I've got a big Windows legacy application composed by many executables interacting with a database. Executables have 4 main purposes:
(a) parsing and loading a file on a database
(b) transform a file (e.g. encode a file.) Tthis may as well split a file in many parts.
(c) perform some sort of complex updates in the database
(d) produce a file
These executables are called by batch files which can be of three types based on what they do:
(1) Wait for a condition, get a file from some external path, possibly transform it with (b), do (c), send notifications about the result of the activity, write a record to the database
(2) Wait for a condition, do some (c), produce a file, transform it with (b) and then copy it to one or many destinations (local file, database, ftp), send notifications about the result of the activity, write a record to the database.
(3) Coordinate other complex sequences of the (a-b-c-d) executables, send notifications about the result of the activity, write a record to the database
The batch files are ordinary BAT files on a Windows machine (calling possibly each other). The files are launched by a scheduler.
The problems are:
-In each batch file most of the information about the environment (common directories, etc.) is duplicated, as well most of the files of type (1) or (2) are very similar.
-The batch files aren't easily configurable for a test environment, nor they are easily tested automatically
-The code for the notifications and for waiting for a starting condition is partly duplicated es (if errorA call b, if error b call c, if error d call e).
-The use of goto
-You can't keep track exactly of which batch files are obsolete and which are regularly called
-To understand which files are sent or received you need to open individually each batch.
-They impose design constraints on the application, common code can't be abstracted away
-To implement horizontal functionalities (es. have a default logging policy, count the times each job is called) requires writing (unmaintainable?) code on many files.
On the plus side:
batch files are easily modified so that if a batch fails for some reason it's not difficult to write a batch to put the situation back in a safe state.
they are battle-tested. They've been in production for a long time
I've come up with this solution:
write some Java libraries in which I provide common functions and configurations (the functions for notifying people of an event, the functions to transfer files, the functions for waiting for a condition.
write a Java "scripting engine framework" command line application which can load and execute task classes. (Task classes can use the functions provided in the libraries described above.)

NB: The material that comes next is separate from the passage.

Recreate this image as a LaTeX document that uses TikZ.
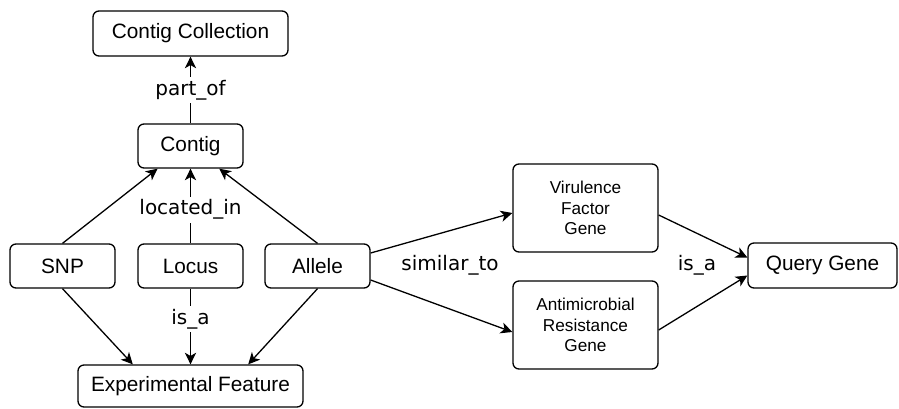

the scripts can be provided by the user in classes as needed in a separate jar.
the scripts can be auto documented by means of annotations
the scripting engine can ask a script to output a description of itself and its parameters
separate the production of a file from the copying
I've decided in favour of Java, instead of a scripting language (PHP, Python) so that I can have the benefit of compilation and do not have to fear to write something in the common libraries which can trigger "a fatal error" and stop execution of the scripts.
I feel that this will simplyfy the execution of the most standard batch files (type 1 and 2), on the other hand I fear that it will be difficult to represent batches of type 3. As well I will put in place an automated deploy and my worry is that while writing a bad batch file can create problems, deploying some buggy code in the engine itself (even if maybe that's less likely to happen because of compilation and testing) or in the configuration can create bigger concerns affecting all the scripts.
Note that the system should be 100% reliable and that there are deadlines and "time windows" for the system tasks to be executed.
My questions are:
Do you think batches files are OK? Are they widely used in this context?
Do you think I'm going in the right direction? Is there something that I haven't considered?<
Has anyone got a better idea?
Do you know of any framework which can help me?
Do you think it's worth it to develop this system to have more flexibility in the future, or I'd better keep the batches?
Note that any new solution to be developed will be integrated initially with the existing system, so I can't for example rewrite everything to work in an application server.